Черм покинул дом профессора примерно час назад, после того как все присутствующие вместе с двумя гномами, приглашенными для ремонта двери, перетащили громилу на второй этаж и положили на кровать, подставив кресло под не поместившиеся на ней ноги. С тех пор Пуслан так и не приходил в сознание.
– Пойду посмотрю, как он там, – не выдержал Тубуз.
– Пойди, пойди, пойди, – словно бы про себя сказал Малач, – только все равно он пока без сознания. Черм сказал, что он часа два с половиной в себя не придет.
– Ну, просто пойду посмотрю, – сказал тот. – А то чай этот сил больше нет пить.
– Посмотри, посмотри, посмотри…
Тубуз поплелся в спальню, откуда все это время доносилось монотонное бормотание. Непередаваемая череда звуков и гырканий на тролльском языке изредка прерывались вопросами: «Кто ты? Ты – я? Я тебя убить. Я тебя…» Если не принимать во внимание тяжесть ситуации, лежащий на кровати Пуслан выглядел довольно комично. Его большая голова, туго перевязанная белоснежными бинтами, напоминала голову снеговика. Не хватало только морковки вместо носа.
Грустно улыбнувшись, Тубуз присел на стоящую рядом с кроватью табуретку. Взяв тролля за руку, лекпин принялся шептать:
– Пусланчик, ты же поправишься. Обязательно поправишься. Доктор Черм свое дело знает. Он над тобой так колдовал, что я даже в обморок упал. Ты же вон какой здоровенный, мы тебя до кровати еле-еле доперли. Так что давай, поправляйся. А то кто же нас с Железякой зимой рыбу будет учить ловить?
– Гр-гр, – всхрапнул тролль и неожиданно дернул рукой, да так, что Тубуз, словно пушинка, слетел с табуретки на пол.
– Ох-хо-хо, – только и сказал лекпин, поднимаясь.
– Гр, гр, тролль тут. Где тут тролль я? – пробормотал Пуслан.

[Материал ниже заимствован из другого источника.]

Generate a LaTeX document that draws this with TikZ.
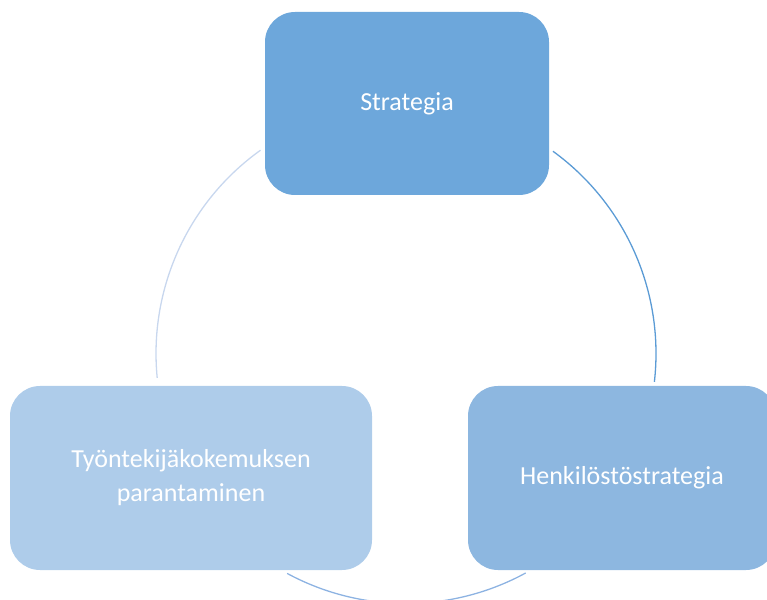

– Тут ты, тут, – сказал Тубуз, вновь усаживаясь на табуретку.
– Да. Тролль тут, тут тролль. Гр, болит все тут у меня, где я?
– Конечно же, болит, – вздохнул лекпин, уставившись в пол. – Как не болеть, если в башке черви поко вырялись.
– Гр-гр, где я опять, где я тут?
– Да тут ты, тут! Никуда не делся…
– Глупый лекпин! Где я?
– Пусланчик? – Тубуз вскочил с табуретки, уставился на великана и увидел открытые глаза, следившие за ним из-под бинтов, словно мыши из норок.
– Эй! Все сюда, он, кажется, очнулся! – во все горло завопил лекпин.
Через несколько секунд Малач, Железяка и Ксана вбежали в спальню и, окружив тролля, наперебой стали задавать вопросы:
– Как ты? Кто это тебя? Что случилось?
Пуслан сосредоточенно переводил взгляд с одного на другого, но только открывал рот для ответа, как следовал новый вопрос, и он уже старался сосредоточиться для нового ответа.
– Стоп! – скомандовал Малач, подняв руки. – Так мы ничего не добьемся! Спрашивать буду я, а вы пока помолчите… Тролль Пуслан, ты можешь говорить?
– Гр…
– Тебе надо выпить лекарство, которое оставил доктор Черм. Оно придаст тебе силы.
– Гр…
– Ксана, помоги-ка мне.
Эльф взял с пола большую кастрюлю, наполненную мутной жидкостью, и поднес ее к губам тролля, в то время как девушка не без труда приподняла тому голову. Пуслан вытянул губы и в несколько шумных глотков осушил сосуд.
– Тьфу, – тут же скривился он. – Лучше бы каменки дать мне.
– Нельзя тебе каменки, дружище, – улыбнулся Малач. – Доктор строго запретил всякие крепкие напитки, кроме лекарств.